▸ The problem
Retype exactly the lines below, beginning with the first and ending with the line where "W, H = 199, 298" appears.

▸ Dataset content
##########

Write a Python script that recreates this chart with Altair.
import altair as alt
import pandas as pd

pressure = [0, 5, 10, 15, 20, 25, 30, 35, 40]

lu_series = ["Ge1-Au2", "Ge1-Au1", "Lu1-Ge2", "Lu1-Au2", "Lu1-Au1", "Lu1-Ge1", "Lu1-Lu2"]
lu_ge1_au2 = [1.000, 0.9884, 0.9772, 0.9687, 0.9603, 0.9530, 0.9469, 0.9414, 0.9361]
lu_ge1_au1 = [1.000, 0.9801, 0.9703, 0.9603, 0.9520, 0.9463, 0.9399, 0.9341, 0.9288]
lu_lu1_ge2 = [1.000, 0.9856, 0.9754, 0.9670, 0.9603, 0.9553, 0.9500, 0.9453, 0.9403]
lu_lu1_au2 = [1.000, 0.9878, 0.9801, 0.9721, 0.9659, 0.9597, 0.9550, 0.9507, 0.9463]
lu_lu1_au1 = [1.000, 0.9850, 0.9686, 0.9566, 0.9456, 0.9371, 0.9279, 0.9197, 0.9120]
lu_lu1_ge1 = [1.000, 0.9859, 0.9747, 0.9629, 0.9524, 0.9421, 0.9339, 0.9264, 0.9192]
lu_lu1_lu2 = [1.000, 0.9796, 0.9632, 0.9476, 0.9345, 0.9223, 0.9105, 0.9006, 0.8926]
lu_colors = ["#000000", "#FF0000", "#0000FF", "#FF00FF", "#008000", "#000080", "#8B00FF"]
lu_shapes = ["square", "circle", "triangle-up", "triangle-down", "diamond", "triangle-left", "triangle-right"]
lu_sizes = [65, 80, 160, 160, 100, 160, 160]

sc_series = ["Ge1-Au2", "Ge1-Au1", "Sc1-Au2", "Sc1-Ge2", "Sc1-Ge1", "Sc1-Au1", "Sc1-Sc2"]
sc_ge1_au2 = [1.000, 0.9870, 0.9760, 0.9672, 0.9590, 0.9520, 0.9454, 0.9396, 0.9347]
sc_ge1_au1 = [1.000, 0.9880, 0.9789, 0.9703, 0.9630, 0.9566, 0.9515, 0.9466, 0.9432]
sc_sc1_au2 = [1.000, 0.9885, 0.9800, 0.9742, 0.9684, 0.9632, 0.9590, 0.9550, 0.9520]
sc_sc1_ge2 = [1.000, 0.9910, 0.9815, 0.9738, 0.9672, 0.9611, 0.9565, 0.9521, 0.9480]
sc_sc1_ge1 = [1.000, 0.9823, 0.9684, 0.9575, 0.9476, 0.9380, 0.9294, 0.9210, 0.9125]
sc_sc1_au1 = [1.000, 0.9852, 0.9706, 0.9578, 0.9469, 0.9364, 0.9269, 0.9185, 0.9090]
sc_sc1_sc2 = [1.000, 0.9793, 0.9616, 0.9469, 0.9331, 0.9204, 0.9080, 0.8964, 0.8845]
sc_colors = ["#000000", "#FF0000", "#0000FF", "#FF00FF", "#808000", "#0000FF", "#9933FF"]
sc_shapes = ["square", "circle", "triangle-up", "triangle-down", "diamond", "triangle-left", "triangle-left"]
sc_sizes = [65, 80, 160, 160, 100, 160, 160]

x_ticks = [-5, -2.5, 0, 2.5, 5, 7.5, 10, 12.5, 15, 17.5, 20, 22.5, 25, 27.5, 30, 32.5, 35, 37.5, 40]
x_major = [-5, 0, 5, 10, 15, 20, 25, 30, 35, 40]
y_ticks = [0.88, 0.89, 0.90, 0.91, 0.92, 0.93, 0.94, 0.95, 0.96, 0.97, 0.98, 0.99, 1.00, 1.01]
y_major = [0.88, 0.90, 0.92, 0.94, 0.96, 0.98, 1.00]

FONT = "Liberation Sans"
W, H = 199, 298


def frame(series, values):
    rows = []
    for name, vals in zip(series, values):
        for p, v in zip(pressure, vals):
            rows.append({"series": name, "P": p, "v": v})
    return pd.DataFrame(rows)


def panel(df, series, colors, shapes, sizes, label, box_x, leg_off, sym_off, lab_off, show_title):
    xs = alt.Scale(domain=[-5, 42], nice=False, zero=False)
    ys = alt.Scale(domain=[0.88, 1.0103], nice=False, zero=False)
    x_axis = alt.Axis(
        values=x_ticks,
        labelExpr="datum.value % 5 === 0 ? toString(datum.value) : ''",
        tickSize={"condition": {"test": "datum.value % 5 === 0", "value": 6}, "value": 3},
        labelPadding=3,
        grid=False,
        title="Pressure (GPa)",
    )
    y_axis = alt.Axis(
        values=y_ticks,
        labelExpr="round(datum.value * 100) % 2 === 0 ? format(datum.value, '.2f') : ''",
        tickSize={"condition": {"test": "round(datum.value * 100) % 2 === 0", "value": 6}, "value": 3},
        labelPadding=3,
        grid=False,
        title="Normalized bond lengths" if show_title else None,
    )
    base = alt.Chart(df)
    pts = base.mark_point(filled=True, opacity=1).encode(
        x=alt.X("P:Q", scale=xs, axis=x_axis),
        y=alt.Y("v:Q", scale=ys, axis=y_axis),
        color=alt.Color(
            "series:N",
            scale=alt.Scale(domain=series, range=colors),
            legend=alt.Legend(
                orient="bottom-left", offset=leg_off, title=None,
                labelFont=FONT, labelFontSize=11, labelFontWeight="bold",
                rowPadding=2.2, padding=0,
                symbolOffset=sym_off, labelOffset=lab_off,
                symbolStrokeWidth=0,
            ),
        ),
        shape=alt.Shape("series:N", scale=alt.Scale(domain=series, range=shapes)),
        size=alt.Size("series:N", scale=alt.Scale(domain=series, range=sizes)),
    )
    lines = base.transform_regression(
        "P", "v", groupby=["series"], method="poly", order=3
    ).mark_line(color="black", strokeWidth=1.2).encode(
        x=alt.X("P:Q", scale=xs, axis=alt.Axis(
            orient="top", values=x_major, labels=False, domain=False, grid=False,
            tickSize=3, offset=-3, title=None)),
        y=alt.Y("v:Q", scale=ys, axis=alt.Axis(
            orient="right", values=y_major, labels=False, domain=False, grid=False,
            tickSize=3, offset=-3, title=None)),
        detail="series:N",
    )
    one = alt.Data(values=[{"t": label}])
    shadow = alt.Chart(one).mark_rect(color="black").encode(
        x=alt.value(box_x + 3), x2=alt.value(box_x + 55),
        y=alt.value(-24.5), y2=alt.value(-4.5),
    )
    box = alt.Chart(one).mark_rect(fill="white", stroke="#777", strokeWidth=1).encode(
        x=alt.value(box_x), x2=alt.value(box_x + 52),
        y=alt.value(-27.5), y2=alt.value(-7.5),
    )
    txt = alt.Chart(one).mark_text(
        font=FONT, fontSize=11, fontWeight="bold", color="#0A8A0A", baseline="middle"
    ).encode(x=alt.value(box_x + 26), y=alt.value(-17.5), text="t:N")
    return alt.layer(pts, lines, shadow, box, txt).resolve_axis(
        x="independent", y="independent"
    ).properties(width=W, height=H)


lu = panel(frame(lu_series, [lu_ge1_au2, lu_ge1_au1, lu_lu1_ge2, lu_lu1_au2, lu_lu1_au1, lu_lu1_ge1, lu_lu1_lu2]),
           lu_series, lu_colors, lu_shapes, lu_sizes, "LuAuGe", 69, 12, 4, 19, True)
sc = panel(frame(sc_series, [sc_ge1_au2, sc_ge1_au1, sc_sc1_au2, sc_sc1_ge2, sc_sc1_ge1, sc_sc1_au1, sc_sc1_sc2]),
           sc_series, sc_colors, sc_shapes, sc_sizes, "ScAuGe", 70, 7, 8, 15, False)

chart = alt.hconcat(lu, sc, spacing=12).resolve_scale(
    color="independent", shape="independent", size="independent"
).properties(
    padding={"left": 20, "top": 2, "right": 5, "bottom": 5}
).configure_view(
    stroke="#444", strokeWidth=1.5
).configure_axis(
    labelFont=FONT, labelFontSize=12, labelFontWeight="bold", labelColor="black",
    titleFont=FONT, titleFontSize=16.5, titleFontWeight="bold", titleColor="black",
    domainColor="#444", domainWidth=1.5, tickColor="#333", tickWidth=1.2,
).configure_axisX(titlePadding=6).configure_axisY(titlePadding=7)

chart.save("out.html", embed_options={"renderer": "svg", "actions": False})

##########

▸ Response to the task
Write a Python script that recreates this chart with Altair.
import altair as alt
import pandas as pd

pressure = [0, 5, 10, 15, 20, 25, 30, 35, 40]

lu_series = ["Ge1-Au2", "Ge1-Au1", "Lu1-Ge2", "Lu1-Au2", "Lu1-Au1", "Lu1-Ge1", "Lu1-Lu2"]
lu_ge1_au2 = [1.000, 0.9884, 0.9772, 0.9687, 0.9603, 0.9530, 0.9469, 0.9414, 0.9361]
lu_ge1_au1 = [1.000, 0.9801, 0.9703, 0.9603, 0.9520, 0.9463, 0.9399, 0.9341, 0.9288]
lu_lu1_ge2 = [1.000, 0.9856, 0.9754, 0.9670, 0.9603, 0.9553, 0.9500, 0.9453, 0.9403]
lu_lu1_au2 = [1.000, 0.9878, 0.9801, 0.9721, 0.9659, 0.9597, 0.9550, 0.9507, 0.9463]
lu_lu1_au1 = [1.000, 0.9850, 0.9686, 0.9566, 0.9456, 0.9371, 0.9279, 0.9197, 0.9120]
lu_lu1_ge1 = [1.000, 0.9859, 0.9747, 0.9629, 0.9524, 0.9421, 0.9339, 0.9264, 0.9192]
lu_lu1_lu2 = [1.000, 0.9796, 0.9632, 0.9476, 0.9345, 0.9223, 0.9105, 0.9006, 0.8926]
lu_colors = ["#000000", "#FF0000", "#0000FF", "#FF00FF", "#008000", "#000080", "#8B00FF"]
lu_shapes = ["square", "circle", "triangle-up", "triangle-down", "diamond", "triangle-left", "triangle-right"]
lu_sizes = [65, 80, 160, 160, 100, 160, 160]

sc_series = ["Ge1-Au2", "Ge1-Au1", "Sc1-Au2", "Sc1-Ge2", "Sc1-Ge1", "Sc1-Au1", "Sc1-Sc2"]
sc_ge1_au2 = [1.000, 0.9870, 0.9760, 0.9672, 0.9590, 0.9520, 0.9454, 0.9396, 0.9347]
sc_ge1_au1 = [1.000, 0.9880, 0.9789, 0.9703, 0.9630, 0.9566, 0.9515, 0.9466, 0.9432]
sc_sc1_au2 = [1.000, 0.9885, 0.9800, 0.9742, 0.9684, 0.9632, 0.9590, 0.9550, 0.9520]
sc_sc1_ge2 = [1.000, 0.9910, 0.9815, 0.9738, 0.9672, 0.9611, 0.9565, 0.9521, 0.9480]
sc_sc1_ge1 = [1.000, 0.9823, 0.9684, 0.9575, 0.9476, 0.9380, 0.9294, 0.9210, 0.9125]
sc_sc1_au1 = [1.000, 0.9852, 0.9706, 0.9578, 0.9469, 0.9364, 0.9269, 0.9185, 0.9090]
sc_sc1_sc2 = [1.000, 0.9793, 0.9616, 0.9469, 0.9331, 0.9204, 0.9080, 0.8964, 0.8845]
sc_colors = ["#000000", "#FF0000", "#0000FF", "#FF00FF", "#808000", "#0000FF", "#9933FF"]
sc_shapes = ["square", "circle", "triangle-up", "triangle-down", "diamond", "triangle-left", "triangle-left"]
sc_sizes = [65, 80, 160, 160, 100, 160, 160]

x_ticks = [-5, -2.5, 0, 2.5, 5, 7.5, 10, 12.5, 15, 17.5, 20, 22.5, 25, 27.5, 30, 32.5, 35, 37.5, 40]
x_major = [-5, 0, 5, 10, 15, 20, 25, 30, 35, 40]
y_ticks = [0.88, 0.89, 0.90, 0.91, 0.92, 0.93, 0.94, 0.95, 0.96, 0.97, 0.98, 0.99, 1.00, 1.01]
y_major = [0.88, 0.90, 0.92, 0.94, 0.96, 0.98, 1.00]

FONT = "Liberation Sans"
W, H = 199, 298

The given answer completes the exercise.